■ WHAT THE TASK ASKS
Copy all lines in which the word "chart" can be found.

■ DATASET EXTRACT
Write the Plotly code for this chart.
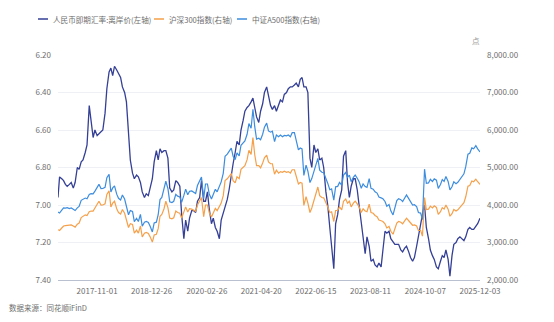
import plotly.graph_objects as go

# ---- x grid: semi-monthly sampling dates (1st and 15th), 2017-01-03 .. 2025-12-03
dates = []
for yr in range(2017, 2026):
    for mo in range(1, 13):
        if (yr, mo) > (2025, 11):
            break
        for d in (1, 15):
            dates.append(f"{yr}-{mo:02d}-{d:02d}")
dates[0] = "2017-01-03"
dates.append("2025-12-03")

# ---- values
cny_offshore = [
    6.96, 6.85, 6.86, 6.87, 6.89, 6.90, 6.89, 6.88, 6.91, 6.88, 6.80, 6.81, 6.77, 6.76, 6.72, 6.68, 6.47, 6.55, 6.64, 6.60, 6.63, 6.62, 6.61, 6.60,
    6.51, 6.38, 6.29, 6.27, 6.31, 6.26, 6.28, 6.30, 6.32, 6.37, 6.40, 6.45, 6.62, 6.76, 6.83, 6.86, 6.84, 6.85, 6.88, 6.93, 6.96, 6.94, 6.95, 6.90,
    6.86, 6.77, 6.71, 6.76, 6.70, 6.72, 6.71, 6.71, 6.75, 6.91, 6.93, 6.92, 6.87, 6.88, 6.90, 7.05, 7.18, 7.08, 7.14, 7.07, 7.03, 7.03, 7.04, 6.98,
    6.96, 6.87, 6.98, 6.98, 6.93, 7.02, 7.10, 7.07, 7.12, 7.14, 7.18, 7.08, 7.04, 7.00, 6.97, 6.92, 6.83, 6.78, 6.72, 6.66, 6.68, 6.60, 6.55, 6.50,
    6.48, 6.47, 6.45, 6.43, 6.48, 6.53, 6.56, 6.50, 6.46, 6.40, 6.37, 6.42, 6.47, 6.49, 6.47, 6.50, 6.46, 6.44, 6.45, 6.41, 6.40, 6.38, 6.37, 6.37,
    6.36, 6.35, 6.37, 6.33, 6.32, 6.37, 6.37, 6.40, 6.75, 6.80, 6.68, 6.72, 6.70, 6.76, 6.75, 6.80, 6.93, 7.00, 7.12, 7.22, 7.34, 7.10, 7.05, 6.97,
    6.92, 6.74, 6.71, 6.88, 6.96, 6.90, 6.86, 6.86, 6.92, 7.00, 7.10, 7.15, 7.26, 7.17, 7.22, 7.30, 7.29, 7.32, 7.33, 7.31, 7.33, 7.24, 7.14, 7.15,
    7.14, 7.18, 7.20, 7.21, 7.21, 7.21, 7.24, 7.25, 7.23, 7.22, 7.25, 7.28, 7.30, 7.28, 7.22, 7.16, 7.10, 7.05, 7.00, 7.12, 7.18, 7.24, 7.27, 7.29,
    7.33, 7.34, 7.30, 7.27, 7.28, 7.24, 7.29, 7.38, 7.27, 7.21, 7.20, 7.18, 7.17, 7.18, 7.19, 7.17, 7.13, 7.12, 7.13, 7.13, 7.11, 7.10, 7.07,
]

csi300 = [
    3342, 3320, 3387, 3440, 3452, 3463, 3456, 3470, 3439, 3410, 3488, 3520, 3666, 3700, 3737, 3720, 3822, 3840, 3837, 3920, 4006, 4100, 3998, 4000,
    4030, 4280, 4380, 3950, 4050, 4100, 3900, 3800, 3760, 3880, 3780, 3600, 3400, 3500, 3480, 3250, 3330, 3250, 3440, 3150, 3250, 3270, 3240, 3150,
    3010, 3200, 3220, 3370, 3700, 3750, 3900, 4100, 3930, 3650, 3630, 3660, 3840, 3800, 3780, 3650, 3800, 3950, 3815, 3900, 3890, 3870, 3830, 4000,
    4100, 4200, 3690, 4000, 4000, 3800, 3680, 3800, 3910, 3850, 3970, 4050, 4250, 4650, 4700, 4780, 4840, 4650, 4590, 4750, 4700, 4950, 5000, 5050,
    5210, 5460, 5350, 5800, 5340, 5050, 5050, 4990, 5120, 5260, 5330, 5150, 5100, 5100, 4820, 4930, 4850, 4890, 4870, 4900, 4870, 4890, 4850, 4940,
    4940, 4740, 4560, 4600, 4580, 3990, 4220, 4050, 3800, 3920, 4100, 4300, 4480, 4250, 4200, 4190, 4080, 3950, 3800, 3820, 3560, 3850, 3860, 3950,
    3870, 4100, 4160, 4050, 4100, 3950, 4050, 4100, 4030, 3950, 3800, 3900, 3840, 3820, 4020, 3800, 3780, 3720, 3690, 3600, 3580, 3560, 3500, 3390,
    3430, 3300, 3220, 3380, 3520, 3560, 3540, 3500, 3600, 3650, 3580, 3530, 3460, 3470, 3440, 3320, 3320, 3170, 4200, 3880, 3890, 3970, 3920, 3980,
    3935, 3750, 3820, 3930, 3890, 4000, 3890, 3700, 3770, 3880, 3840, 3870, 3940, 4000, 4060, 4220, 4500, 4520, 4640, 4620, 4690, 4620, 4550,
]

csi_a500 = [
    3810, 3785, 3861, 3922, 3918, 3930, 3905, 3921, 3886, 3853, 3924, 3960, 4124, 4144, 4185, 4166, 4281, 4301, 4297, 4371, 4467, 4551, 4438, 4440,
    4473, 4729, 4818, 4345, 4455, 4510, 4290, 4180, 4136, 4268, 4158, 3960, 3740, 3850, 3828, 3559, 3646, 3559, 3750, 3434, 3543, 3564, 3532, 3434,
    3281, 3520, 3542, 3741, 4144, 4200, 4407, 4633, 4441, 4088, 4066, 4099, 4282, 4237, 4215, 4070, 4256, 4424, 4273, 4368, 4376, 4354, 4309, 4520,
    4633, 4746, 4170, 4560, 4560, 4294, 4158, 4294, 4418, 4351, 4506, 4617, 4845, 5301, 5358, 5449, 5518, 5301, 5210, 5391, 5311, 5594, 5650, 5707,
    5887, 6170, 6046, 6554, 6088, 5757, 5782, 5739, 5888, 6075, 6183, 5974, 5942, 5967, 5688, 5867, 5820, 5868, 5820, 5856, 5844, 5868, 5820, 5928,
    5928, 5688, 5472, 5520, 5496, 4788, 5064, 4901, 4598, 4704, 4879, 5074, 5242, 4930, 4872, 4860, 4733, 4582, 4408, 4431, 4130, 4485, 4497, 4602,
    4528, 4797, 4867, 4739, 4797, 4622, 4739, 4797, 4715, 4622, 4446, 4563, 4493, 4469, 4703, 4446, 4423, 4352, 4317, 4212, 4189, 4165, 4095, 3966,
    4013, 3845, 3735, 3938, 4118, 4165, 4142, 4095, 4212, 4271, 4171, 4095, 3996, 4008, 3956, 3801, 3785, 3614, 4956, 4578, 4590, 4685, 4626, 4696,
    4663, 4444, 4546, 4677, 4629, 4760, 4629, 4403, 4486, 4617, 4570, 4605, 4689, 4760, 4831, 5022, 5355, 5379, 5522, 5498, 5581, 5498, 5415,
]

x_tick_labels = ["2017-11-01", "2018-12-26", "2020-02-26", "2021-04-20",
                 "2022-06-15", "2023-08-11", "2024-10-07", "2025-12-03"]
left_ticks = [6.20, 6.40, 6.60, 6.80, 7.00, 7.20, 7.40]
right_ticks = [2000, 3000, 4000, 5000, 6000, 7000, 8000]

names = ["人民币即期汇率:离岸价(左轴)", "沪深300指数(右轴)", "中证A500指数(右轴)"]
colors = ["#343f96", "#f5a04a", "#3d8ddf"]

FONT = "Noto Sans CJK SC"
GRAY = "#6e6e6e"

fig = go.Figure()
fig.add_trace(go.Scatter(x=dates, y=csi300, name=names[1], yaxis="y2", mode="lines",
                         line=dict(color=colors[1], width=1.2), showlegend=False))
fig.add_trace(go.Scatter(x=dates, y=csi_a500, name=names[2], yaxis="y2", mode="lines",
                         line=dict(color=colors[2], width=1.2), showlegend=False))
fig.add_trace(go.Scatter(x=dates, y=cny_offshore, name=names[0], yaxis="y", mode="lines",
                         line=dict(color=colors[0], width=1.3), showlegend=False))

W, H = 554, 322
L, R, T, B = 58, 74, 55, 42

fig.update_layout(
    width=W, height=H,
    margin=dict(l=L, r=R, t=T, b=B, pad=0),
    paper_bgcolor="white", plot_bgcolor="white",
    font=dict(family=FONT, size=8, color=GRAY),
    xaxis=dict(type="date", range=["2017-01-03", "2025-12-03"],
               tickvals=x_tick_labels, ticktext=x_tick_labels,
               showgrid=False, zeroline=False, showline=True,
               linecolor="#b9c0cf", linewidth=1, ticks="",
               tickfont=dict(size=8, color=GRAY), ticklabelstandoff=3),
    yaxis=dict(range=[7.4, 6.2], tickvals=left_ticks, tickformat=".2f",
               showgrid=True, gridcolor="#eef0f5", gridwidth=1, zeroline=False,
               showline=False, ticks="", tickfont=dict(size=8, color=GRAY),
               ticklabelstandoff=6),
    yaxis2=dict(range=[2000, 8000], tickvals=right_ticks, tickformat=",.2f",
                overlaying="y", side="right", showgrid=False, zeroline=False,
                showline=False, ticks="", tickfont=dict(size=8, color=GRAY),
                ticklabelstandoff=6),
    showlegend=False,
)

# manual legend (pixel positions converted to paper coords)
pw, ph = W - L - R, H - T - B
def px(x):
    return (x - L) / pw
def py(y):
    return (H - B - y) / ph

legend_items = [(38, 48, 51), (154, 164, 167), (237, 247, 250)]
for (x0, x1, tx), name, col in zip(legend_items, names, colors):
    fig.add_shape(type="line", xref="paper", yref="paper",
                  x0=px(x0), x1=px(x1), y0=py(19), y1=py(19),
                  line=dict(color=col, width=1.5))
    fig.add_annotation(xref="paper", yref="paper", x=px(tx), y=py(19),
                       text=name, showarrow=False, xanchor="left", yanchor="middle",
                       font=dict(size=7.6, color=GRAY, family=FONT))

fig.add_annotation(xref="paper", yref="paper", x=px(476), y=py(40), text="点",
                   showarrow=False, xanchor="center", yanchor="middle",
                   font=dict(size=7.5, color="#999999", family=FONT))
fig.add_annotation(xref="paper", yref="paper", x=px(7), y=py(307), text="数据来源：同花顺iFinD",
                   showarrow=False, xanchor="left", yanchor="middle",
                   font=dict(size=7.5, color=GRAY, family=FONT))

fig.write_html("out.html")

■ WRITTEN SOLUTION
Write the Plotly code for this chart.

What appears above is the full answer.